Beaming with pride, I began to assure her that she was correct in her hind-site but she stopped me short.
"Mom! Why did you let me use that yucky vegetable peeler? That's not for kids! It's a bad, bad hurty-thing"
< End Rewarding Parenting Moment >

As she grumped around the house, I finished up and put the pie in the oven.

The next day as we were cleaning up after breakfast, she opened the drawer that is home to the dreaded 'Bad, bad hurty-thing' looked inside and taunted the peeler itself:

"Hey you bad peeler! You're not gonna hurt me today!"
(That a girl! You tell that peeler!)

Monday, December 1, 2008

Paper Man

The kid had some issue leaving school last week. Her after-school-care-giver picks her up everyday along with a few other kids. This woman (we'll call her Moe) sat there for a while waiting for Salem to come out of the school. Finally, a custodian showed up outside with little Salem in tow. She had apparently not been paying attention and wandered off during the end of day school exiting ritual. Moe made sure I knew what had happened but I needed more information.


me: "What happened to you at the end of the day when you didn't leave with the other kids?"
her: "I wasn't paying attention when everyone was leaving."
me: "Okay, but what diverted your attention?"
her: "I was looking down. Then I looked up and everyone was gone! Then I started to cry and the man that watches the kids throw their papers away came and found me. He took me outside to meet Moe and then I went home with her."
me: "Well, that sounds like it was scary for you to be alone! You really need to focus as hard as you can at the end of the day when you are leaving so this doesn't happen again."

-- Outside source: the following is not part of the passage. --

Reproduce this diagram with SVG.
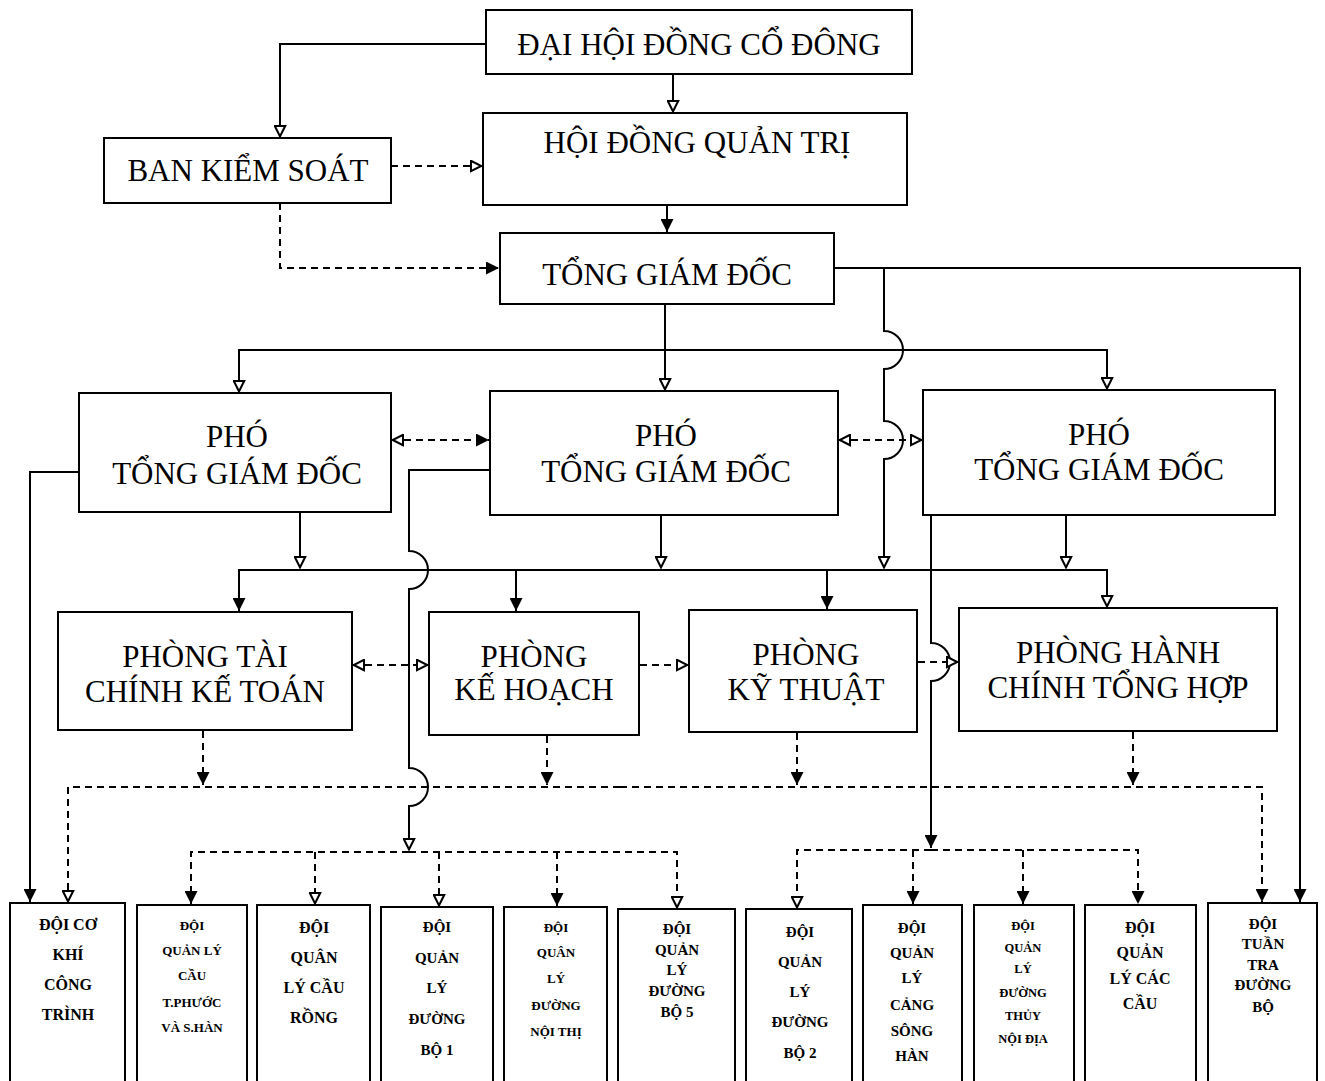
<svg xmlns="http://www.w3.org/2000/svg" width="1325" height="1081" viewBox="0 0 1325 1081">
<style>
.bx{fill:#fff;stroke:#000;stroke-width:2}
.t{font-family:"Liberation Serif","Times New Roman",serif;font-size:31px;text-anchor:middle;fill:#000}
.s{font-family:"Liberation Serif","Times New Roman",serif;font-weight:bold;text-anchor:middle;fill:#000}
.ln{fill:none;stroke:#000;stroke-width:2}
.ds{fill:none;stroke:#000;stroke-width:2;stroke-dasharray:7 5}
</style>
<defs>
<marker id="af" viewBox="0 0 10 10" refX="10" refY="5" markerWidth="13" markerHeight="13" markerUnits="userSpaceOnUse" orient="auto"><path d="M0,0 L10,5 L0,10 z" fill="#000"/></marker>
<marker id="ao" viewBox="0 0 10 10" refX="9.5" refY="5" markerWidth="13" markerHeight="13" markerUnits="userSpaceOnUse" orient="auto-start-reverse"><path d="M1,1 L9,5 L1,9 z" fill="#fff" stroke="#000" stroke-width="1.6"/></marker>
</defs>
<rect width="1325" height="1081" fill="#fff"/>

<g id="connectors">
<path class="ln" d="M486,44 H280 V137" marker-end="url(#ao)"/>
<path class="ln" d="M673,74 V112" marker-end="url(#ao)"/>
<path class="ln" d="M667,205 V232" marker-end="url(#af)"/>
<path class="ln" d="M834,268 H1300 V902" marker-end="url(#af)"/>
<path class="ln" d="M884,268 V331 A19,19 0 0 1 884,369 V421 A19,19 0 0 1 884,459 V568" marker-end="url(#ao)"/>
<path class="ln" d="M665,304 V390" marker-end="url(#ao)"/>
<path class="ln" d="M665,350 H239 V392" marker-end="url(#ao)"/>
<path class="ln" d="M665,350 H1107 V389" marker-end="url(#ao)"/>
<path class="ln" d="M79,472 H30 V902" marker-end="url(#af)"/>
<path class="ln" d="M300,512 V568" marker-end="url(#ao)"/>
<path class="ln" d="M661,515 V568" marker-end="url(#ao)"/>
<path class="ln" d="M1066,515 V568" marker-end="url(#ao)"/>
<path class="ln" d="M490,470 H409 V551 A19,19 0 0 1 409,589 V768 A19,19 0 0 1 409,806 V850" marker-end="url(#ao)"/>
<path class="ln" d="M931,515 V643 A19,19 0 0 1 931,681 V848" marker-end="url(#af)"/>
<path class="ln" d="M516,570 H239 V611" marker-end="url(#af)"/>
<path class="ln" d="M516,570 H1107 V607" marker-end="url(#ao)"/>
<path class="ln" d="M516,570 V611" marker-end="url(#af)"/>
<path class="ln" d="M827,570 V609" marker-end="url(#af)"/>

<path class="ds" d="M391,166 H482" marker-end="url(#ao)"/>
<path class="ds" d="M280,203 V268 H499" marker-end="url(#af)"/>
<path class="ds" d="M392,440 H489" marker-start="url(#ao)" marker-end="url(#af)"/>
<path class="ds" d="M839,440 H922" marker-start="url(#ao)" marker-end="url(#ao)"/>
<path class="ds" d="M353,665 H428" marker-start="url(#ao)" marker-end="url(#ao)"/>
<path class="ds" d="M640,665 H688" marker-start="url(#af)" marker-end="url(#ao)"/>
<path class="ds" d="M918,662 H958" marker-start="url(#af)" marker-end="url(#ao)"/>
<path class="ds" d="M203,731 V785" marker-end="url(#af)"/>
<path class="ds" d="M547,736 V785" marker-end="url(#af)"/>
<path class="ds" d="M797,733 V785" marker-end="url(#af)"/>
<path class="ds" d="M1133,732 V785" marker-end="url(#af)"/>
<path class="ds" d="M620,787 H68 V902" marker-end="url(#ao)"/>
<path class="ds" d="M620,787 H1262 V902" marker-end="url(#af)"/>
<path class="ds" d="M409,852 H191 V904" marker-end="url(#af)"/>
<path class="ds" d="M409,852 H677 V908" marker-end="url(#ao)"/>
<path class="ds" d="M315,852 V904" marker-end="url(#ao)"/>
<path class="ds" d="M439,852 V906" marker-end="url(#ao)"/>
<path class="ds" d="M557,852 V906" marker-end="url(#af)"/>
<path class="ds" d="M931,850 H797 V908" marker-end="url(#ao)"/>
<path class="ds" d="M931,850 H1138 V904" marker-end="url(#af)"/>
<path class="ds" d="M913,850 V904" marker-end="url(#af)"/>
<path class="ds" d="M1023,850 V904" marker-end="url(#af)"/>
</g>

<g id="dai-hoi"><rect class="bx" x="486" y="10" width="426" height="64"/><text class="t" x="699" y="55">ĐẠI HỘI ĐỒNG CỔ ĐÔNG</text></g>
<g id="hdqt"><rect class="bx" x="483" y="113" width="424" height="92"/><text class="t" x="697" y="153">HỘI ĐỒNG QUẢN TRỊ</text></g>
<g id="bks"><rect class="bx" x="104" y="138" width="287" height="65"/><text class="t" x="248" y="181">BAN KIỂM SOÁT</text></g>
<g id="tgd"><rect class="bx" x="500" y="233" width="334" height="71"/><text class="t" x="667" y="285">TỔNG GIÁM ĐỐC</text></g>
<g id="pho-1"><rect class="bx" x="79" y="393" width="312" height="119"/><text class="t" x="237" y="447">PHÓ</text><text class="t" x="237" y="484">TỔNG GIÁM ĐỐC</text></g>
<g id="pho-2"><rect class="bx" x="490" y="391" width="348" height="124"/><text class="t" x="666" y="446">PHÓ</text><text class="t" x="666" y="482">TỔNG GIÁM ĐỐC</text></g>
<g id="pho-3"><rect class="bx" x="923" y="390" width="352" height="125"/><text class="t" x="1099" y="445">PHÓ</text><text class="t" x="1099" y="480">TỔNG GIÁM ĐỐC</text></g>
<g id="p-tckt"><rect class="bx" x="58" y="612" width="294" height="118"/><text class="t" x="205" y="667">PHÒNG TÀI</text><text class="t" x="205" y="702">CHÍNH KẾ TOÁN</text></g>
<g id="p-kh"><rect class="bx" x="429" y="612" width="210" height="123"/><text class="t" x="534" y="667">PHÒNG</text><text class="t" x="534" y="700">KẾ HOẠCH</text></g>
<g id="p-kt"><rect class="bx" x="689" y="610" width="228" height="122"/><text class="t" x="806" y="665">PHÒNG</text><text class="t" x="806" y="700">KỸ THUẬT</text></g>
<g id="p-hcth"><rect class="bx" x="959" y="608" width="318" height="123"/><text class="t" x="1118" y="663">PHÒNG HÀNH</text><text class="t" x="1118" y="698">CHÍNH TỔNG HỢP</text></g>

<g id="d1"><rect class="bx" x="10" y="903" width="115" height="190"/><text class="s" font-size="16" x="68" y="930">ĐỘI CƠ</text><text class="s" font-size="16" x="68" y="960">KHÍ</text><text class="s" font-size="16" x="68" y="990">CÔNG</text><text class="s" font-size="16" x="68" y="1020">TRÌNH</text></g>
<g id="d2"><rect class="bx" x="137" y="905" width="110" height="190"/><text class="s" font-size="13" x="192" y="930">ĐỘI</text><text class="s" font-size="13" x="192" y="955">QUẢN LÝ</text><text class="s" font-size="13" x="192" y="980">CẦU</text><text class="s" font-size="13" x="192" y="1007">T.PHƯỚC</text><text class="s" font-size="13" x="192" y="1032">VÀ S.HÀN</text></g>
<g id="d3"><rect class="bx" x="257" y="905" width="113" height="190"/><text class="s" font-size="16" x="314" y="933">ĐỘI</text><text class="s" font-size="16" x="314" y="963">QUÂN</text><text class="s" font-size="16" x="314" y="993">LÝ CẦU</text><text class="s" font-size="16" x="314" y="1023">RỒNG</text></g>
<g id="d4"><rect class="bx" x="381" y="907" width="112" height="190"/><text class="s" font-size="15" x="437" y="932">ĐỘI</text><text class="s" font-size="15" x="437" y="963">QUẢN</text><text class="s" font-size="15" x="437" y="993">LÝ</text><text class="s" font-size="15" x="437" y="1024">ĐƯỜNG</text><text class="s" font-size="15" x="437" y="1055">BỘ 1</text></g>
<g id="d5"><rect class="bx" x="504" y="907" width="103" height="190"/><text class="s" font-size="13" x="556" y="932">ĐỘI</text><text class="s" font-size="13" x="556" y="957">QUÂN</text><text class="s" font-size="13" x="556" y="983">LÝ</text><text class="s" font-size="13" x="556" y="1010">ĐƯỜNG</text><text class="s" font-size="13" x="556" y="1036">NỘI THỊ</text></g>
<g id="d6"><rect class="bx" x="618" y="909" width="117" height="190"/><text class="s" font-size="15" x="677" y="934">ĐỘI</text><text class="s" font-size="15" x="677" y="955">QUẢN</text><text class="s" font-size="15" x="677" y="975">LÝ</text><text class="s" font-size="15" x="677" y="996">ĐƯỜNG</text><text class="s" font-size="15" x="677" y="1017">BỘ 5</text></g>
<g id="d7"><rect class="bx" x="746" y="909" width="106" height="190"/><text class="s" font-size="15" x="800" y="937">ĐỘI</text><text class="s" font-size="15" x="800" y="967">QUẢN</text><text class="s" font-size="15" x="800" y="997">LÝ</text><text class="s" font-size="15" x="800" y="1027">ĐƯỜNG</text><text class="s" font-size="15" x="800" y="1058">BỘ 2</text></g>
<g id="d8"><rect class="bx" x="863" y="905" width="99" height="190"/><text class="s" font-size="15" x="912" y="933">ĐỘI</text><text class="s" font-size="15" x="912" y="958">QUẢN</text><text class="s" font-size="15" x="912" y="983">LÝ</text><text class="s" font-size="15" x="912" y="1010">CẢNG</text><text class="s" font-size="15" x="912" y="1036">SÔNG</text><text class="s" font-size="15" x="912" y="1061">HÀN</text></g>
<g id="d9"><rect class="bx" x="974" y="905" width="100" height="190"/><text class="s" font-size="12.5" x="1023" y="930">ĐỘI</text><text class="s" font-size="12.5" x="1023" y="952">QUẢN</text><text class="s" font-size="12.5" x="1023" y="973">LÝ</text><text class="s" font-size="12.5" x="1023" y="997">ĐƯỜNG</text><text class="s" font-size="12.5" x="1023" y="1020">THỦY</text><text class="s" font-size="12.5" x="1023" y="1043">NỘI ĐỊA</text></g>
<g id="d10"><rect class="bx" x="1085" y="905" width="111" height="190"/><text class="s" font-size="16" x="1140" y="933">ĐỘI</text><text class="s" font-size="16" x="1140" y="958">QUẢN</text><text class="s" font-size="16" x="1140" y="984">LÝ CÁC</text><text class="s" font-size="16" x="1140" y="1009">CẦU</text></g>
<g id="d11"><rect class="bx" x="1208" y="903" width="109" height="190"/><text class="s" font-size="15" x="1263" y="929">ĐỘI</text><text class="s" font-size="15" x="1263" y="949">TUẦN</text><text class="s" font-size="15" x="1263" y="970">TRA</text><text class="s" font-size="15" x="1263" y="990">ĐƯỜNG</text><text class="s" font-size="15" x="1263" y="1012">BỘ</text></g>
</svg>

I notified her teacher what had happened, giving the 'Salem' description of the "man who watches the kids throw their paper away." Turns out her teacher confirmed the incident and apologized. She also went on to say that Salem "Has a very active imagination, huge vocabulary and is very opinionated."

Makes me wonder which of Salem's convictions are more pronounced at school. Do you suppose it's the '08 election, abortion rights or the war in Darfur? I mean seriously, opinionated at 4?